After a bit the officer let me go, determining that there would be no further action. Still in shock and by now in tears, I grabbed my purse and my mother and we immediately left for dinner. I didn’t lock my door.

When we returned my door was locked and upon entering the room it was obvious that someone had riffled not only through my belongings, but my mom’s as well.

My mother and I pay thousands and thousands of dollars of tuition, not to mention thousands of dollars to live in a residence hall on campus. I’m a hard working student who has held various leadership roles on campus and my mother is a hard working single mom who has done everything she can to support me.
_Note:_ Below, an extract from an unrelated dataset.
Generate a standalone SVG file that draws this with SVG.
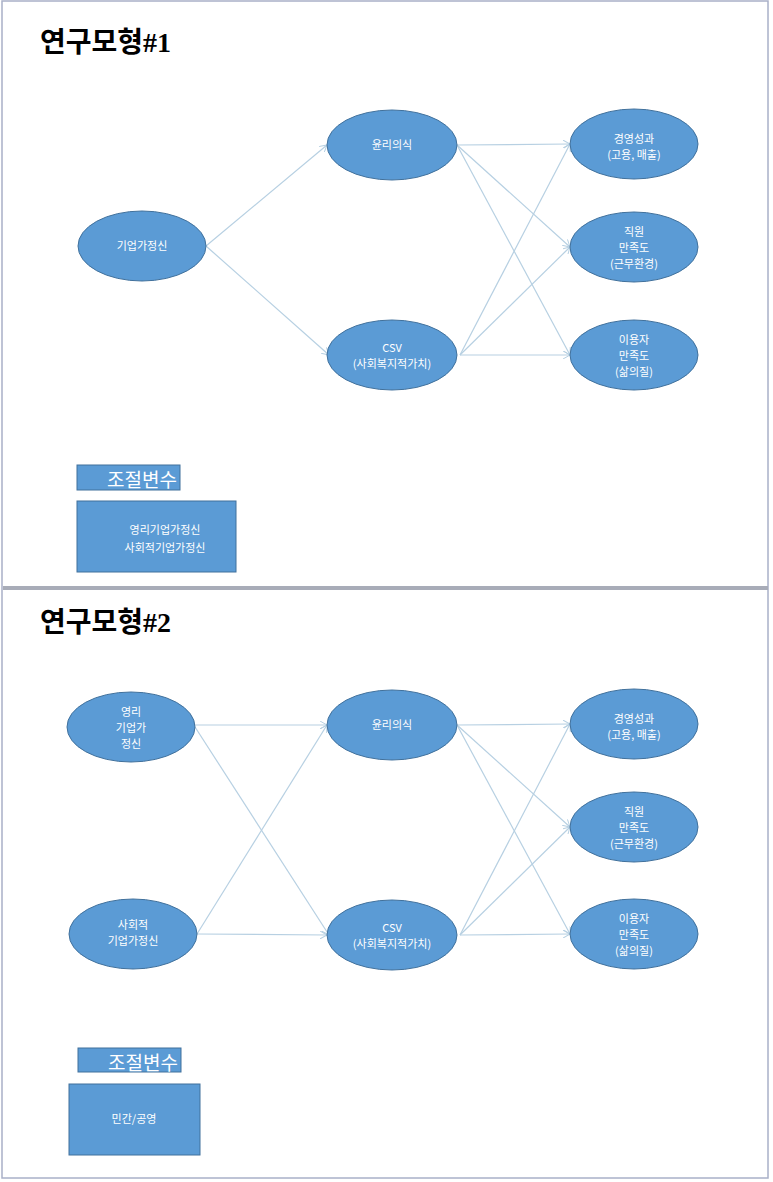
<svg xmlns="http://www.w3.org/2000/svg" width="773" height="1182" viewBox="0 0 773 1182">
<style>
.n{fill:#5b9bd5;stroke:#41719c;stroke-width:1}
.t{font-family:"Noto Sans CJK KR","Liberation Sans",sans-serif;font-size:11px;fill:#fff;text-anchor:middle}
.h{font-family:"Liberation Serif","Noto Sans CJK KR",serif;font-size:28px;font-weight:bold;fill:#000}
.c line{stroke:#b7d0e2;stroke-width:1.2;marker-end:url(#a)}
.m{font-family:"Noto Sans CJK KR","Liberation Sans",sans-serif;font-size:19px;fill:#fff;text-anchor:middle}
</style>
<defs><marker id="a" markerWidth="8" markerHeight="8" refX="7" refY="4" orient="auto" markerUnits="userSpaceOnUse"><path d="M0,0 L7,4 L0,8" fill="none" stroke="#b7d0e2"/></marker></defs>
<rect x="2" y="1" width="766" height="1177" fill="#fff" stroke="#a9b0c8" stroke-width="1.5"/>
<line x1="3" y1="588" x2="768" y2="588" stroke="#a8acb8" stroke-width="4"/>
<text class="h" x="40" y="52">연구모형#1</text>
<text class="h" x="40" y="632">연구모형#2</text>
<g class="c" id="connectors">
<line x1="206" y1="246" x2="327" y2="145"/>
<line x1="206" y1="246" x2="329" y2="355"/>
<line x1="457" y1="145" x2="570" y2="144"/>
<line x1="457" y1="145" x2="570" y2="247"/>
<line x1="457" y1="145" x2="570" y2="355"/>
<line x1="460" y1="355" x2="570" y2="144"/>
<line x1="460" y1="355" x2="570" y2="247"/>
<line x1="460" y1="355" x2="570" y2="355"/>
<line x1="195" y1="725" x2="327" y2="725"/>
<line x1="195" y1="727" x2="329" y2="935"/>
<line x1="197" y1="934" x2="327" y2="725"/>
<line x1="197" y1="934" x2="327" y2="935"/>
<line x1="457" y1="725" x2="570" y2="724"/>
<line x1="457" y1="725" x2="570" y2="827"/>
<line x1="457" y1="725" x2="570" y2="934"/>
<line x1="460" y1="935" x2="570" y2="724"/>
<line x1="460" y1="935" x2="570" y2="827"/>
<line x1="460" y1="935" x2="570" y2="934"/>
</g>
<g id="n1"><ellipse class="n" cx="142" cy="246" rx="64" ry="35"/><text class="t" x="142" y="250">기업가정신</text></g>
<g id="n2"><ellipse class="n" cx="392" cy="145" rx="65" ry="35"/><text class="t" x="392" y="149">윤리의식</text></g>
<g id="n3"><ellipse class="n" cx="392" cy="355" rx="65" ry="35"/><text class="t" x="392" y="352">CSV</text><text class="t" x="392" y="368">(사회복지적가치)</text></g>
<g id="n4"><ellipse class="n" cx="634" cy="144" rx="64" ry="35"/><text class="t" x="634" y="143">경영성과</text><text class="t" x="634" y="159">(고용, 매출)</text></g>
<g id="n5"><ellipse class="n" cx="634" cy="247" rx="64" ry="35"/><text class="t" x="634" y="236">직원</text><text class="t" x="634" y="252">만족도</text><text class="t" x="634" y="268">(근무환경)</text></g>
<g id="n6"><ellipse class="n" cx="634" cy="355" rx="64" ry="35"/><text class="t" x="634" y="344">이용자</text><text class="t" x="634" y="360">만족도</text><text class="t" x="634" y="376">(삶의질)</text></g>
<g id="m1"><rect class="n" x="77" y="465" width="103" height="25" stroke="#2f3f50"/><text class="m" x="142" y="487">조절변수</text></g>
<g id="m1b"><rect class="n" x="77" y="501" width="159" height="71" stroke="#2f3f50"/><text class="t" x="165" y="534">영리기업가정신</text><text class="t" x="165" y="552">사회적기업가정신</text></g>
<g id="p1"><ellipse class="n" cx="131" cy="727" rx="64" ry="35"/><text class="t" x="131" y="716">영리</text><text class="t" x="131" y="732">기업가</text><text class="t" x="131" y="748">정신</text></g>
<g id="p2"><ellipse class="n" cx="133" cy="934" rx="64" ry="35"/><text class="t" x="133" y="929">사회적</text><text class="t" x="133" y="945">기업가정신</text></g>
<g id="p3"><ellipse class="n" cx="392" cy="725" rx="65" ry="35"/><text class="t" x="392" y="729">윤리의식</text></g>
<g id="p4"><ellipse class="n" cx="392" cy="935" rx="65" ry="35"/><text class="t" x="392" y="932">CSV</text><text class="t" x="392" y="948">(사회복지적가치)</text></g>
<g id="p5"><ellipse class="n" cx="634" cy="724" rx="64" ry="35"/><text class="t" x="634" y="723">경영성과</text><text class="t" x="634" y="739">(고용, 매출)</text></g>
<g id="p6"><ellipse class="n" cx="634" cy="827" rx="64" ry="35"/><text class="t" x="634" y="816">직원</text><text class="t" x="634" y="832">만족도</text><text class="t" x="634" y="848">(근무환경)</text></g>
<g id="p7"><ellipse class="n" cx="634" cy="934" rx="64" ry="35"/><text class="t" x="634" y="923">이용자</text><text class="t" x="634" y="939">만족도</text><text class="t" x="634" y="955">(삶의질)</text></g>
<g id="m2"><rect class="n" x="78" y="1048" width="103" height="24" stroke="#2f3f50"/><text class="m" x="143" y="1070">조절변수</text></g>
<g id="m2b"><rect class="n" x="69" y="1084" width="131" height="71" stroke="#2f3f50"/><text class="t" x="134" y="1123">민간/공영</text></g>
</svg>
The way we were treated by UHDS and the Oregon State Police was awful, un called for and completely unacceptable for the amount of money I pay to live in a broke down residence hall. The accusations they made were hasty and generally unsupported by any profound evidence.

I will be spending my week moving out of my room. I will be spending my years at OSU telling this story and doing my best to make sure that unsuspecting students moving into UHDS residence halls know the consequences of their choice. I will not idly stand by.

I just hope the people who searched my room after I left were happy with what they found. I hope they felt shame for their hasty assumptions and accusations. Lastly, I hope that UHDS steps up and apologizes for the way both my mother and I were treated during OSU’s “grandeur” Mom’s Weekend.